Hi All, very interesting analysis and discussion!

So bearing the following in mind:

  • This is just Ammonium Nitrate (not properly mixed ANFO) in an unknown condition.
  • The fire at the north end of Warehouse 12 is assumed to have initiated the explosion.
  • From photos the 1000KG bags of AN were stacked 2-3 high and haphazardly throughtout what appears to be a fairly spacious warehouse.
  • ANFO is notoriously difficult to initiate and without the a fuel component mixed througout the entire mass, and may not fully burn. This will probably decrease the yield considerably with straight Ammonium Nitrate.

My question is, looking at surface detonations from non-kinetic explosive devices it appears that the crater is far too large for the proposed yield.

I don't pretend to be able to check your calculations and the methodology looks thorough and any assumptions, reasonable.

Using this crater-size calculator, I changed the explosive type to ANFO and, the surface to Hard Soil/Dry Soft rock and set the yield to 2700 tonnes.

The tool produces a crater rim diameter of 60m whick explains the crater daimeter not the length of 120m.

The problems therefore appear to be:

  • An actual explosive was used in the calculation where in reality we had an oxidiser and some fuel.
  • The fuel and oxidiser were not uniformally mixed and therefore as above the yield cannot be 2700 metric tonnes.
  • Reducing the probable yield your upper end of 400 tonnes produces a rim diameter of 35m
  • Changing the surface material to 'dry soil' at a 400 tonne yield produced a 55m crater which is close the diameter but half the length of the actual crater.

With the Beirut crater length of 122m and the width half that at about 60m, we cannot model this even with the full yield using ANFO (correctly mixed, expected nitrogen levels, no contaminants).

Of course I have only changed several parameters and I don't know what that particular port quay was made from (mixture of concrete, bed rock, hardcore) with a surface load bearing limit somewhere in 30-50 tonnes per quare meter.

This leads me to thinking that some of the following may be valid:

  • The quay was very weak and a significantly larger crater could be created with a maximum 400 tonne yield but even if it was contructed with dry soil we can't get anywhere near 120m.
  • Explosive force distribution was abnormally biased downwards somehow? Could the 1000kg AN bags have been stacked by accident to create a shaped charge?
  • Some of the AN was stored underground but would place it potentially at or under sea level which doesn't make sense. However with dry sand with some of the explosives under the surface we can only get a crater size of 83m.

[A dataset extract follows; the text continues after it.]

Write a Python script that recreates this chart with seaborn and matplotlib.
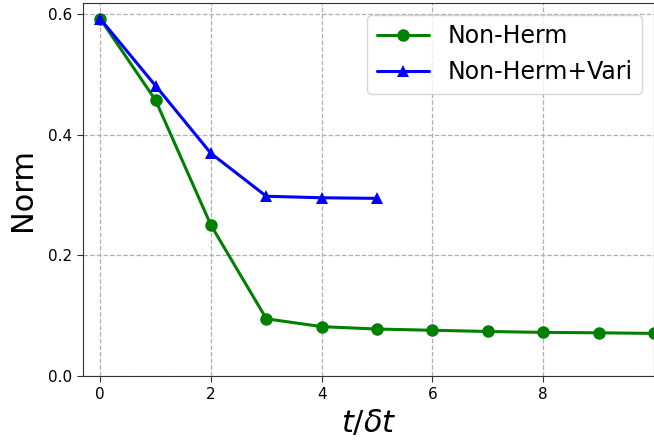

Of course there are quite a number of variables/unkowns here and even if the tool is reasonably accurate, it appears that the crater is too big for the yield.

One final thought around AN initiation, it appears that the risk of explostion increases with the level of confinement. Was the confinement level in this warehouse enough to get this amount of bang from nearly 2700 tonnes of hapahzardly stored AN?

Any thoughts guys?

Thanks for the clues! I have no idea on crater-explosion sizing though. Perhaps with the AN being relatively spread out (low height). I could imagine the models assume a 'point' explosion or a spherical-shaped explosion. So the crater might be wide, but not very deep and roughly a uniform depth.

Other ways of estimating the energy release could be sound-levels or (similarly) earth-quake measurements. Perhaps these combined measurements can give us several estimates.

An extensive comparison between many videos finds roughly 200+- 80 tons of TNT. The analysis I showed is on the lower bound of their findings. As I said before, my analysis has some errors, and a factor of 3 can be accounted for, such that our results agree.